Thank you. Yeah! Franz Fanon mentions why celebration is so important for the oppressed, because we get to shake all that oppression out of us. And we got to, like, not have to use horizontal violence onto each other in the streets. But now we can dance together and shake all of these things out of our body.
What was the inspiration for the plaza?
One of the main ones was Chicano Park in San Diego and others out in Colorado. These cultural pillars that help with resistance movements. Another motivation was Industry City, a gentrifying entity coming into Sunset Park. Also the homicides and the robberies of street vendors, the dumping of their of their property by parks police.
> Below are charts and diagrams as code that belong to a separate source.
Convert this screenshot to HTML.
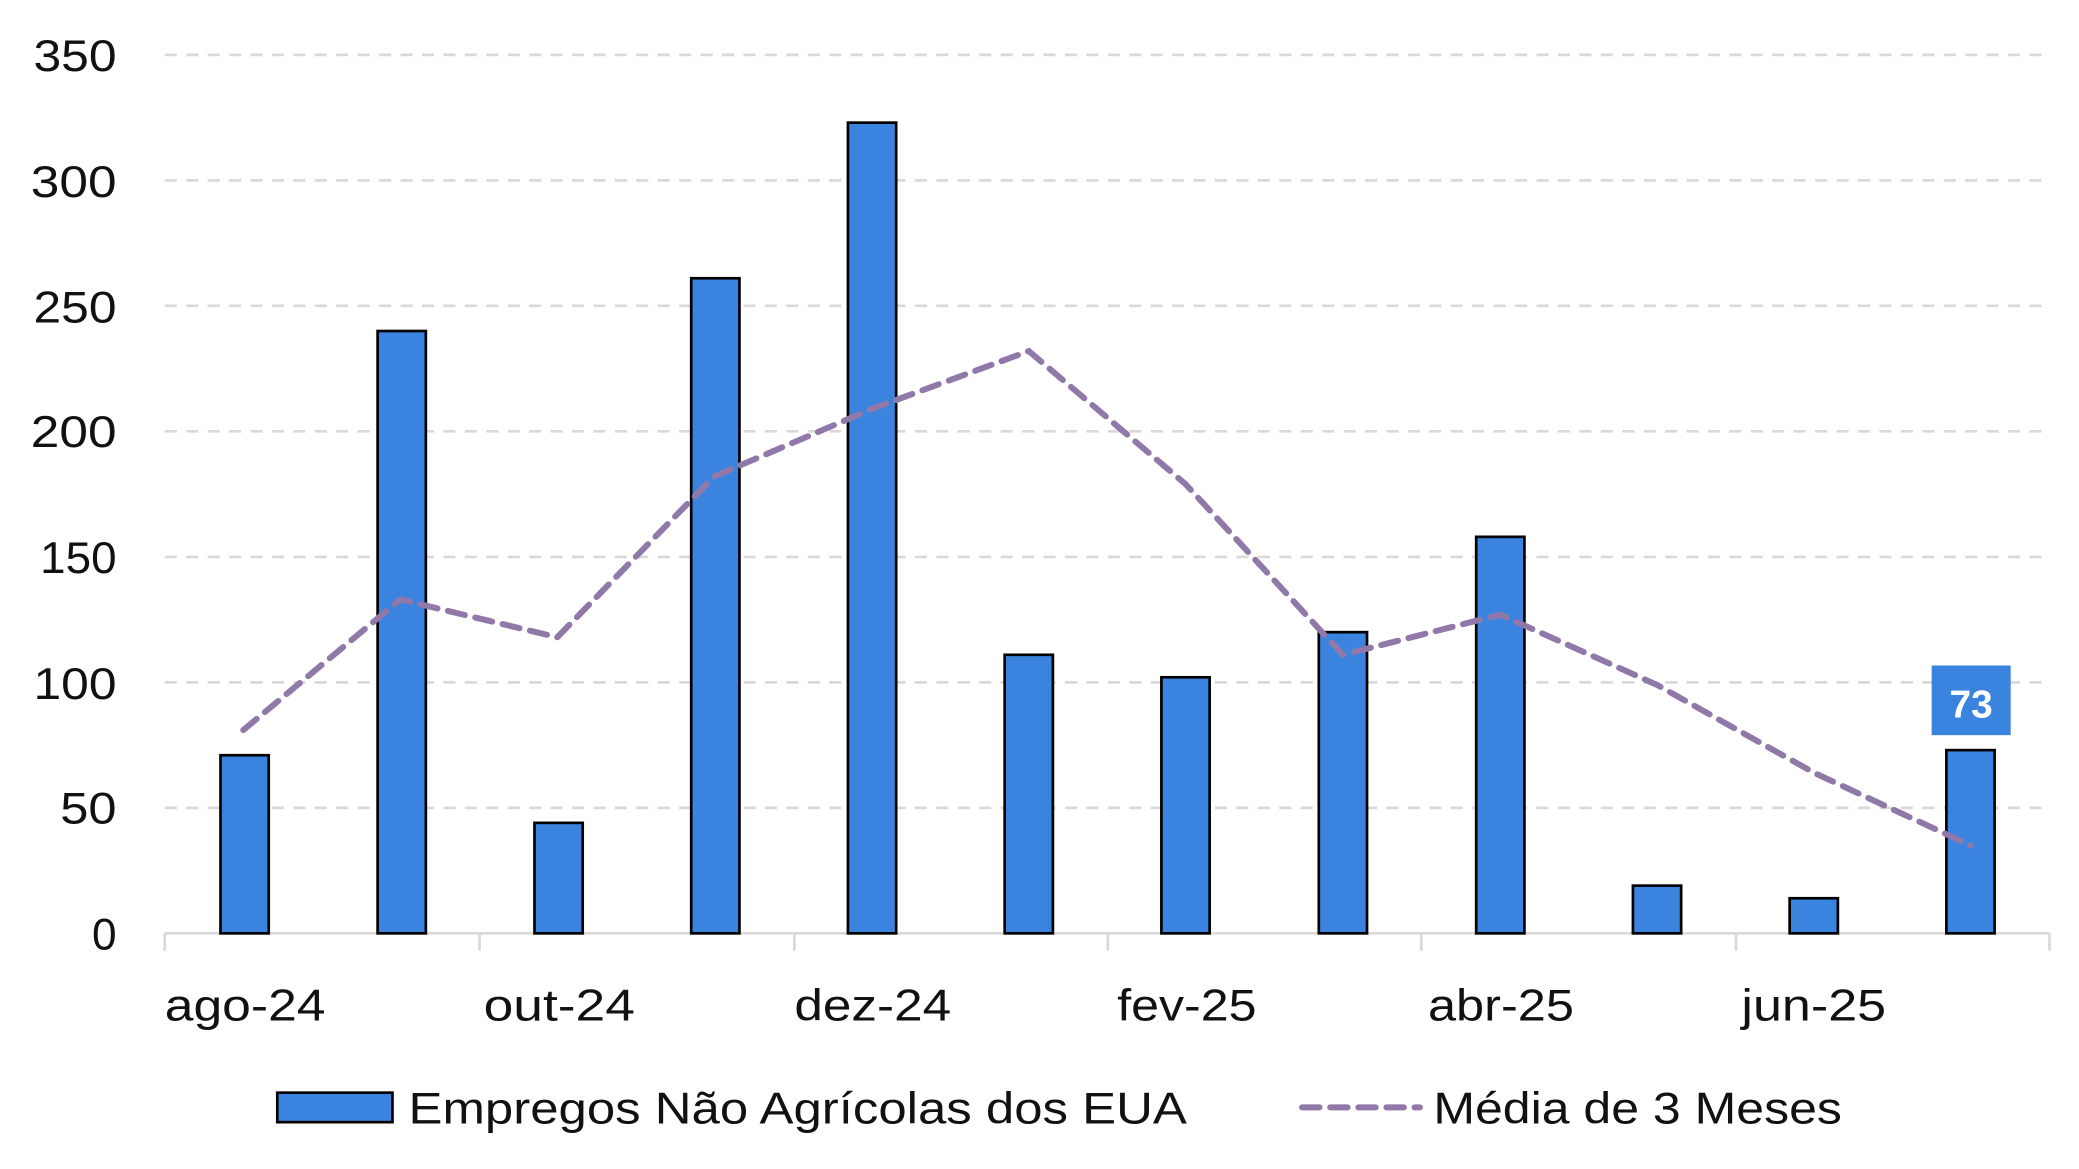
<!DOCTYPE html>
<html><head><meta charset="utf-8"><style>html,body{margin:0;padding:0;background:#fff;}svg{display:block}</style></head>
<body>
<svg width="2079" height="1169" viewBox="0 0 1552 873" preserveAspectRatio="none" xmlns="http://www.w3.org/2000/svg" font-family="Liberation Sans, sans-serif">
<g stroke="#d9d9d9" stroke-width="2" stroke-dasharray="9,7">
<line x1="123" x2="1530" y1="41" y2="41"/><line x1="123" x2="1530" y1="134.7" y2="134.7"/><line x1="123" x2="1530" y1="228.4" y2="228.4"/><line x1="123" x2="1530" y1="322.1" y2="322.1"/><line x1="123" x2="1530" y1="415.9" y2="415.9"/><line x1="123" x2="1530" y1="509.6" y2="509.6"/><line x1="123" x2="1530" y1="603.3" y2="603.3"/>
</g>
<g stroke="#d9d9d9" stroke-width="2">
<line x1="123" x2="1530" y1="697" y2="697"/>
<line x1="123" x2="123" y1="697" y2="710"/><line x1="358" x2="358" y1="697" y2="710"/><line x1="593" x2="593" y1="697" y2="710"/><line x1="827" x2="827" y1="697" y2="710"/><line x1="1061" x2="1061" y1="697" y2="710"/><line x1="1296" x2="1296" y1="697" y2="710"/><line x1="1530" x2="1530" y1="697" y2="710"/>
</g>
<g font-size="33" fill="#111" text-anchor="end">
<text x="87" y="53" textLength="62" lengthAdjust="spacingAndGlyphs">350</text><text x="87" y="147" textLength="64" lengthAdjust="spacingAndGlyphs">300</text><text x="87" y="241" textLength="62" lengthAdjust="spacingAndGlyphs">250</text><text x="87" y="334" textLength="64" lengthAdjust="spacingAndGlyphs">200</text><text x="87" y="428" textLength="57" lengthAdjust="spacingAndGlyphs">150</text><text x="87" y="522" textLength="62" lengthAdjust="spacingAndGlyphs">100</text><text x="87" y="615" textLength="42" lengthAdjust="spacingAndGlyphs">50</text><text x="87" y="709">0</text>
</g>
<g fill="#3a84e0" stroke="#000" stroke-width="2">
<rect x="164.6" y="564" width="36" height="133"/>
<rect x="281.9" y="247.2" width="36" height="449.8"/>
<rect x="399" y="614.5" width="36" height="82.5"/>
<rect x="516" y="207.8" width="36" height="489.2"/>
<rect x="633" y="91.6" width="36" height="605.4"/>
<rect x="750" y="489" width="36" height="208"/>
<rect x="867" y="505.8" width="36" height="191.2"/>
<rect x="984.5" y="472.1" width="36" height="224.9"/>
<rect x="1102" y="400.9" width="36" height="296.1"/>
<rect x="1219" y="661.4" width="36" height="35.6"/>
<rect x="1336" y="670.8" width="36" height="26.2"/>
<rect x="1453" y="560.2" width="36" height="136.8"/>
</g>
<polyline fill="none" stroke="#9078a8" stroke-width="4.5" stroke-dasharray="13,8" stroke-linecap="round" points="181.6,545.2 298.9,447.7 416,475.9 533,355.9 651,305.3 768,262.2 885,361.5 1002.5,489 1120,459 1237,511.5 1354,577 1471,631.4"/>
<rect x="1442" y="497" width="59" height="52" fill="#3a84e0"/>
<text x="1471.5" y="536" font-size="29" font-weight="bold" fill="#fff" text-anchor="middle">73</text>
<g font-size="33" fill="#111">
<text x="123" y="762" textLength="120" lengthAdjust="spacingAndGlyphs">ago-24</text>
<text x="361" y="762" textLength="113" lengthAdjust="spacingAndGlyphs">out-24</text>
<text x="593" y="762" textLength="117" lengthAdjust="spacingAndGlyphs">dez-24</text>
<text x="834" y="762" textLength="104" lengthAdjust="spacingAndGlyphs">fev-25</text>
<text x="1066" y="762" textLength="109" lengthAdjust="spacingAndGlyphs">abr-25</text>
<text x="1300" y="762" textLength="108" lengthAdjust="spacingAndGlyphs">jun-25</text>
</g>
<rect x="207" y="816" width="86" height="22" fill="#3a84e0" stroke="#000" stroke-width="2"/>
<text x="305" y="839" font-size="33" fill="#111" textLength="581" lengthAdjust="spacingAndGlyphs">Empregos Não Agrícolas dos EUA</text>
<line x1="972" x2="1060" y1="827" y2="827" stroke="#9078a8" stroke-width="4.5" stroke-dasharray="13,8" stroke-linecap="round"/>
<text x="1070" y="839" font-size="33" fill="#111" textLength="305" lengthAdjust="spacingAndGlyphs">Média de 3 Meses</text>
</svg>
</body></html>
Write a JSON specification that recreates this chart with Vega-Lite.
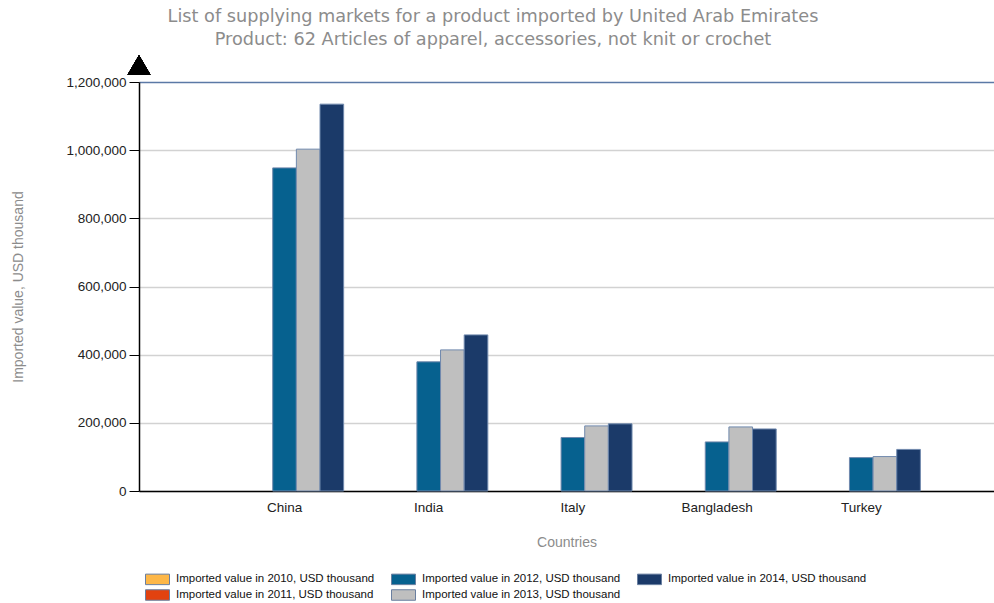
{
  "$schema": "https://vega.github.io/schema/vega-lite/v6.json",
  "width": 855,
  "height": 409,
  "autosize": {"type": "none"},
  "padding": {"left": 139, "top": 82, "right": 0, "bottom": 112},
  "title": {
    "text": ["List of supplying markets for a product imported by United Arab Emirates", "Product: 62 Articles of apparel, accessories, not knit or crochet"],
    "font": "DejaVu Sans",
    "fontSize": 17.7,
    "fontWeight": "normal",
    "color": "#8c8c8c",
    "lineHeight": 23,
    "anchor": "middle",
    "frame": "bounds",
    "dx": -10,
    "offset": 6
  },
  "data": {
    "values": [
      {"country": "China", "year": "2012", "value": 948000},
      {"country": "China", "year": "2013", "value": 1003000},
      {"country": "China", "year": "2014", "value": 1135000},
      {"country": "India", "year": "2012", "value": 379000},
      {"country": "India", "year": "2013", "value": 414000},
      {"country": "India", "year": "2014", "value": 458000},
      {"country": "Italy", "year": "2012", "value": 157000},
      {"country": "Italy", "year": "2013", "value": 191000},
      {"country": "Italy", "year": "2014", "value": 197000},
      {"country": "Bangladesh", "year": "2012", "value": 144000},
      {"country": "Bangladesh", "year": "2013", "value": 188000},
      {"country": "Bangladesh", "year": "2014", "value": 182000},
      {"country": "Turkey", "year": "2012", "value": 98000},
      {"country": "Turkey", "year": "2013", "value": 101000},
      {"country": "Turkey", "year": "2014", "value": 122000}
    ]
  },
  "layer": [
    {
      "mark": {"type": "bar", "stroke": "#7089ad", "strokeWidth": 1},
      "encoding": {
        "x": {
          "field": "country",
          "type": "nominal",
          "sort": ["China", "India", "Italy", "Bangladesh", "Turkey"],
          "scale": {"paddingInner": 0.18, "paddingOuter": 0.555, "align": 0.54},
          "axis": {
            "title": "Countries",
            "titleFont": "Liberation Sans",
            "titleFontSize": 14,
            "titleFontWeight": "normal",
            "titleColor": "#8c8c8c",
            "titlePadding": 22,
            "labelFont": "Liberation Sans",
            "labelFontSize": 13.5,
            "labelColor": "#222222",
            "labelAngle": 0,
            "labelPadding": 9,
            "ticks": false,
            "domainColor": "#000000",
            "domainWidth": 1.5,
            "grid": false
          }
        },
        "xOffset": {
          "field": "year",
          "type": "nominal",
          "scale": {"domain": ["2010", "2011", "2012", "2013", "2014"], "paddingInner": 0, "paddingOuter": 0}
        },
        "y": {
          "field": "value",
          "type": "quantitative",
          "scale": {"domain": [0, 1200000], "nice": false},
          "axis": {
            "title": "Imported value, USD thousand",
            "titleFont": "Liberation Sans",
            "titleFontSize": 14,
            "titleFontWeight": "normal",
            "titleColor": "#8c8c8c",
            "titlePadding": 40,
            "values": [0, 200000, 400000, 600000, 800000, 1000000, 1200000],
            "format": ",d",
            "labelFont": "Liberation Sans",
            "labelFontSize": 13.5,
            "labelColor": "#222222",
            "labelPadding": 3,
            "tickSize": 10,
            "tickColor": "#000000",
            "domainColor": "#000000",
            "domainWidth": 1.5,
            "grid": true,
            "gridColor": {"condition": {"test": "datum.value === 1200000", "value": "#5b79a6"}, "value": "#d2d2d2"},
            "gridWidth": 1.5
          }
        },
        "color": {
          "field": "year",
          "type": "nominal",
          "scale": {
            "domain": ["2010", "2012", "2014", "2011", "2013"],
            "range": ["#fdb748", "#06618f", "#1b3a69", "#e2420f", "#bfbfbf"]
          },
          "legend": {
            "title": null,
            "orient": "bottom",
            "direction": "horizontal",
            "columns": 3,
            "columnPadding": 14,
            "rowPadding": 0,
            "offset": 15,
            "padding": 6,
            "labelExpr": "'Imported value in ' + datum.label + ', USD thousand'",
            "labelFont": "Liberation Sans",
            "labelFontSize": 11.5,
            "labelColor": "#111111",
            "labelLimit": 300,
            "labelOffset": 15,
            "symbolType": "M-1,-0.7H2.2V0.7H-1Z",
            "symbolSize": 225,
            "symbolStrokeColor": "#6a7fa0",
            "symbolStrokeWidth": 1,
            "symbolOpacity": 1
          }
        }
      }
    },
    {
      "mark": {"type": "point", "shape": "triangle-up", "filled": true, "color": "#000000", "size": 520, "opacity": 1, "yOffset": -17},
      "encoding": {
        "x": {"value": 0},
        "y": {"datum": 1200000}
      }
    }
  ],
  "config": {
    "view": {"stroke": null}
  }
}
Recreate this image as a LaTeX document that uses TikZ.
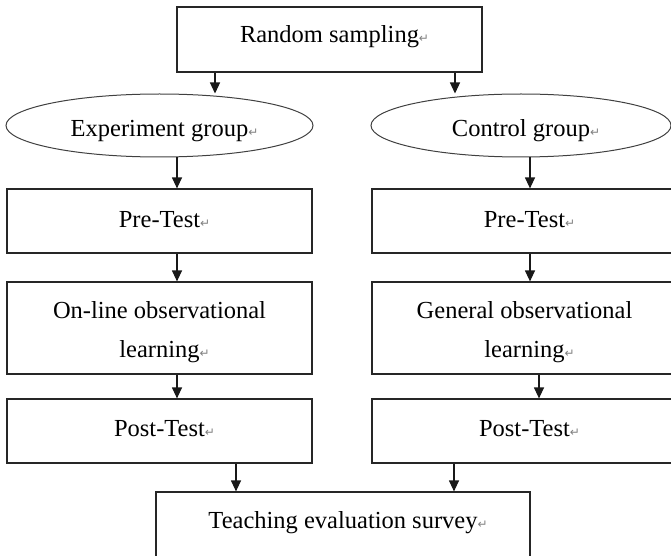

NYPD is ticketing ladies for selling mango on the street and in the subway.
I noticed a man wearing a Che Mario shirt at the Plaza debrief. How do you think being involved in the Plaza and practicing direct democracy is affecting people’s ideologies?
Well, you do have to remember that in general in Latin America, people are more radical. They have more leftist histories. But also I’ve definitely noticed that the plaza has created more of a collective awareness and combatted individualism.
So, what is the goal or vision of Mexicanos Unidos?
To help build a revolutionary socialist party, and to organize the lumpenproletariat (including but not limited to the unemployed, marginally employed, undocumented and welfare recipients), which are the most dispossessed and stand to gain the most from socialism.
Do the vendors know you’re a bunch of commies?
Yeah! We’re open with them about that. But we also try not to beat them over the head with it.